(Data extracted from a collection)
• • • • •

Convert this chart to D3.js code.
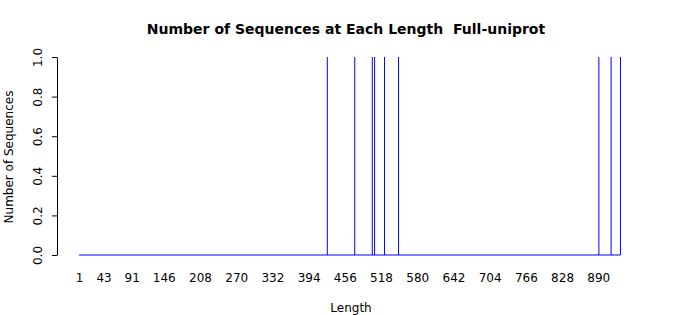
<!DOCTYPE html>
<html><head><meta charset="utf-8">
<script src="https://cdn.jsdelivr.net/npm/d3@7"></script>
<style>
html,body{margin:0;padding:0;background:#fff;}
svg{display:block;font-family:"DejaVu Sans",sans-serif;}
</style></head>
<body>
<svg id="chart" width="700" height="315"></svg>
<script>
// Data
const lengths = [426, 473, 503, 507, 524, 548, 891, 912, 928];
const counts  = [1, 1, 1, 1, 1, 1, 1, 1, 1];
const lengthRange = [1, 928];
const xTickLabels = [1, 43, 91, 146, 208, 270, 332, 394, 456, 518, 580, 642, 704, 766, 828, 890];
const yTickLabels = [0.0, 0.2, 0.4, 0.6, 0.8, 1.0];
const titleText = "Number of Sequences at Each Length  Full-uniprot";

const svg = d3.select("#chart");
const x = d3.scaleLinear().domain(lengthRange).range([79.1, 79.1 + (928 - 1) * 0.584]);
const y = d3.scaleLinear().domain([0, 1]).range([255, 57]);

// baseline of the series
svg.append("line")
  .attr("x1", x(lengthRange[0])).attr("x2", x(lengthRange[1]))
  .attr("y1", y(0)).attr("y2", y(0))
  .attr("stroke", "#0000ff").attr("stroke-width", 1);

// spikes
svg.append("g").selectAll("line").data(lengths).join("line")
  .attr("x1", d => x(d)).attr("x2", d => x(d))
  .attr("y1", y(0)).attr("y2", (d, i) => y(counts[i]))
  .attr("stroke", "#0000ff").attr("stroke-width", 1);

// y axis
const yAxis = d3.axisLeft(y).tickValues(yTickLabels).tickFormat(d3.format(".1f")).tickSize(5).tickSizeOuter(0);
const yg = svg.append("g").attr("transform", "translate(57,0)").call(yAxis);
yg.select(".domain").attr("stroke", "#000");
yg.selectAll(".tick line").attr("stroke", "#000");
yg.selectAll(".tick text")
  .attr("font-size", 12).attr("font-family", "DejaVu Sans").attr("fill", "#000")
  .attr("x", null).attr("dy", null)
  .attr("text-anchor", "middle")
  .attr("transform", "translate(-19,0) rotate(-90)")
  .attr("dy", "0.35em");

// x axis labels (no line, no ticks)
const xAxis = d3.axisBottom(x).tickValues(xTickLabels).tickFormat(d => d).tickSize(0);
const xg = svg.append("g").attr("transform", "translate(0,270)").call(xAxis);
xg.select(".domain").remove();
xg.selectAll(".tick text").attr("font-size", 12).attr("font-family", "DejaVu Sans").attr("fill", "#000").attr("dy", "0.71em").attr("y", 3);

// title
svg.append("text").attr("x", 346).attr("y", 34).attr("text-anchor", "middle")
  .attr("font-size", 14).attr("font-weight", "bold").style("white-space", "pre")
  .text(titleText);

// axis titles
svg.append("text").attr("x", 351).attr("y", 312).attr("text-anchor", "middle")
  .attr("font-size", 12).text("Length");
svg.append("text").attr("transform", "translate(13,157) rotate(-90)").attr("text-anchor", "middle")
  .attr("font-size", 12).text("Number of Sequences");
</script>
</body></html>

• • • • •

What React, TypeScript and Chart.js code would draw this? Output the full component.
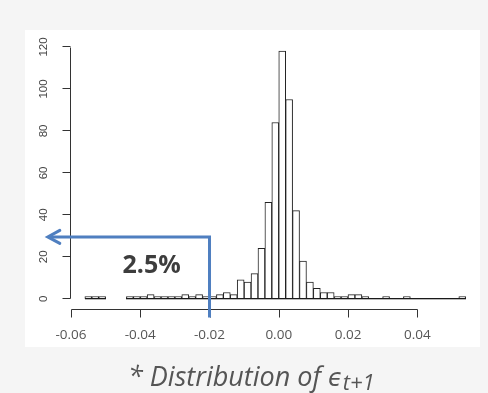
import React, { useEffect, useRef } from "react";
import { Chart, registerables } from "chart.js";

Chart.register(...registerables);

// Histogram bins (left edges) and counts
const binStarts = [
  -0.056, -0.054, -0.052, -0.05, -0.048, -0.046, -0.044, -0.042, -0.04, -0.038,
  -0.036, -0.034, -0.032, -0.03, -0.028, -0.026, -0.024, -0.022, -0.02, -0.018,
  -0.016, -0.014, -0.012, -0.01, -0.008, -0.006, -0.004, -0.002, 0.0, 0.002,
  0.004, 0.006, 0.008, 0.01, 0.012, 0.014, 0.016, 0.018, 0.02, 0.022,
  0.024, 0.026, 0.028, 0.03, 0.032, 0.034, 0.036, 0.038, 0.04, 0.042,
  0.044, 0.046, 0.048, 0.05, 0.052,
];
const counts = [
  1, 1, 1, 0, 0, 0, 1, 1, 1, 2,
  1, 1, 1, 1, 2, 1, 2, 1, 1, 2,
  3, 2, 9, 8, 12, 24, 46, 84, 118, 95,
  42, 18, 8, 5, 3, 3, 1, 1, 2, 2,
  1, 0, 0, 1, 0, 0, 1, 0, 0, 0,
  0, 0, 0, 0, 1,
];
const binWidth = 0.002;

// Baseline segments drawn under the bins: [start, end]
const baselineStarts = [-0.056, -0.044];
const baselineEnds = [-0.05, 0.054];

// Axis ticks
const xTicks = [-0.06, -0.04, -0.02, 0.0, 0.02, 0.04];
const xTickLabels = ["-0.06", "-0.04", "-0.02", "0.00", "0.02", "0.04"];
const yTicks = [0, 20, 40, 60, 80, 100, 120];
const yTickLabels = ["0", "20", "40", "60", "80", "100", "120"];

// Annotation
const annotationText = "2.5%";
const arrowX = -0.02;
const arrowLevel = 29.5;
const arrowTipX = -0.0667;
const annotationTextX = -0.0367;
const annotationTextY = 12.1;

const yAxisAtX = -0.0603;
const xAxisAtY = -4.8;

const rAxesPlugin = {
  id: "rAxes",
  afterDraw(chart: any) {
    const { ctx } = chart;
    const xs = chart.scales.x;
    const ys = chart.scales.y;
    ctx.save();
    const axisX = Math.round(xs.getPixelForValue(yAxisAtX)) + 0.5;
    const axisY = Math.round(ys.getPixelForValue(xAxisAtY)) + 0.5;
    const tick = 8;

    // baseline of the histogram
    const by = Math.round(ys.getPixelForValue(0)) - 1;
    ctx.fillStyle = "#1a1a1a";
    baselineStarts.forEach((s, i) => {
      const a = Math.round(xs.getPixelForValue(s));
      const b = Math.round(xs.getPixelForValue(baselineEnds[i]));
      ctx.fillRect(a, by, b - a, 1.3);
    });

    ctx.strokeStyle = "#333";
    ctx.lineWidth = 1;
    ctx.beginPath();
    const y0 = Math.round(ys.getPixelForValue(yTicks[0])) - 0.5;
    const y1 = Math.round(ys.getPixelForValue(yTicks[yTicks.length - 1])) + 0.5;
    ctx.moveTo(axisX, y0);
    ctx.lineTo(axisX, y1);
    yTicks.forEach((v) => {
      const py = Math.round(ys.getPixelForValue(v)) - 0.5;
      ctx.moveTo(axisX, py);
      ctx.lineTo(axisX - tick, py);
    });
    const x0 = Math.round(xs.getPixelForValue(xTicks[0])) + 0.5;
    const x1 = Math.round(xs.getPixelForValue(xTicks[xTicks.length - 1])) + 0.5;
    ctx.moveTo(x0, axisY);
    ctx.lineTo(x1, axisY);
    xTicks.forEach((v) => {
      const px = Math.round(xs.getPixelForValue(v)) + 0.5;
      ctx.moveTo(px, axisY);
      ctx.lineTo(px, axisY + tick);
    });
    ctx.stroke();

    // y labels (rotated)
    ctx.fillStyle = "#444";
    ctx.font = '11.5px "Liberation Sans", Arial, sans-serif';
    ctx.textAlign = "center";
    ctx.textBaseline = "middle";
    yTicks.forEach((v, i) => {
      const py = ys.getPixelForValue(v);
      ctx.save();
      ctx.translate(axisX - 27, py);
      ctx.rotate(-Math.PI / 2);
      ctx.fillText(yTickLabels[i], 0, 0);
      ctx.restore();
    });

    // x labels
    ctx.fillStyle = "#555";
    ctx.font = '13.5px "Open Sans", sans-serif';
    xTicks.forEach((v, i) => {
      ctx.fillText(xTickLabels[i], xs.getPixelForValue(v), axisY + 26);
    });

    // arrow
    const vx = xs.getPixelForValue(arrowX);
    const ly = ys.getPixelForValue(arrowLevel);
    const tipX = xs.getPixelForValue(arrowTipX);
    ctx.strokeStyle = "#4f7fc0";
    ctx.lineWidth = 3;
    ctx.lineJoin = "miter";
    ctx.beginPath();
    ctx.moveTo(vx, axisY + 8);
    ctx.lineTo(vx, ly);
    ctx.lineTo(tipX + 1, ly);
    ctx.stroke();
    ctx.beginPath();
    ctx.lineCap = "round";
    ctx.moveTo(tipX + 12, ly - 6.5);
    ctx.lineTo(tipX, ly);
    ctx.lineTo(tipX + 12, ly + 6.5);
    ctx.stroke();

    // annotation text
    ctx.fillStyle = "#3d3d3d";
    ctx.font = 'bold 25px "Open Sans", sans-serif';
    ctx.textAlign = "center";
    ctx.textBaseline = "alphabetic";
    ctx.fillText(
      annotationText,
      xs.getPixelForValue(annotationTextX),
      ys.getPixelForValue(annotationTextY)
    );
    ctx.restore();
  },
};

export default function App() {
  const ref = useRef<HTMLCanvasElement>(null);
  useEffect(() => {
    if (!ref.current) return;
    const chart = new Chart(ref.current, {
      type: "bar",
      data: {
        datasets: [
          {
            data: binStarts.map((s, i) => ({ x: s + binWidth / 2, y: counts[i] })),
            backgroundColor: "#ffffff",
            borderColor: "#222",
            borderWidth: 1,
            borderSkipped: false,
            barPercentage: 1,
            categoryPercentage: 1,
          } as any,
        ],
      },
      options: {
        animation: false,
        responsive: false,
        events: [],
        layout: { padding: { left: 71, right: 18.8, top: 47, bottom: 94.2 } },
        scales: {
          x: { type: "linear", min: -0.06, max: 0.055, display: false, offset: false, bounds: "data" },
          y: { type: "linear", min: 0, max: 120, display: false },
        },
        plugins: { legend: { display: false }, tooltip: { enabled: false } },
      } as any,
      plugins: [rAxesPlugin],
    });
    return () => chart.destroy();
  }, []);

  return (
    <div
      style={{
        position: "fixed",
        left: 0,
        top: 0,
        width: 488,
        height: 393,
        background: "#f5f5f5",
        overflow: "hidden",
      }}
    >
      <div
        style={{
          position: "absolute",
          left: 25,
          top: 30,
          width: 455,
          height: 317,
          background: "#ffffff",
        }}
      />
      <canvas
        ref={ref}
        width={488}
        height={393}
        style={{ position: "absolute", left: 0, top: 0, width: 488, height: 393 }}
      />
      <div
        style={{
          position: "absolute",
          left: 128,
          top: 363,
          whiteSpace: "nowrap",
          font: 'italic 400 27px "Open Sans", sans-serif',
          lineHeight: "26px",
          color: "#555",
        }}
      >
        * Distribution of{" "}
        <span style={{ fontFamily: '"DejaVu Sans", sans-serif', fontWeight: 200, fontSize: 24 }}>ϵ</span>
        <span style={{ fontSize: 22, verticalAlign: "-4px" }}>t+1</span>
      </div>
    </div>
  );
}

• • • • •

| Written problem |
Restate word for word the lines that begin at the one with "What React, TypeScript" and end at the one with "Chart.register(...registerables);", including both, and leave every picture aside.

| Answer to the task |
What React, TypeScript and Chart.js code would draw this? Output the full component.
import React, { useEffect, useRef } from "react";
import { Chart, registerables } from "chart.js";

Chart.register(...registerables);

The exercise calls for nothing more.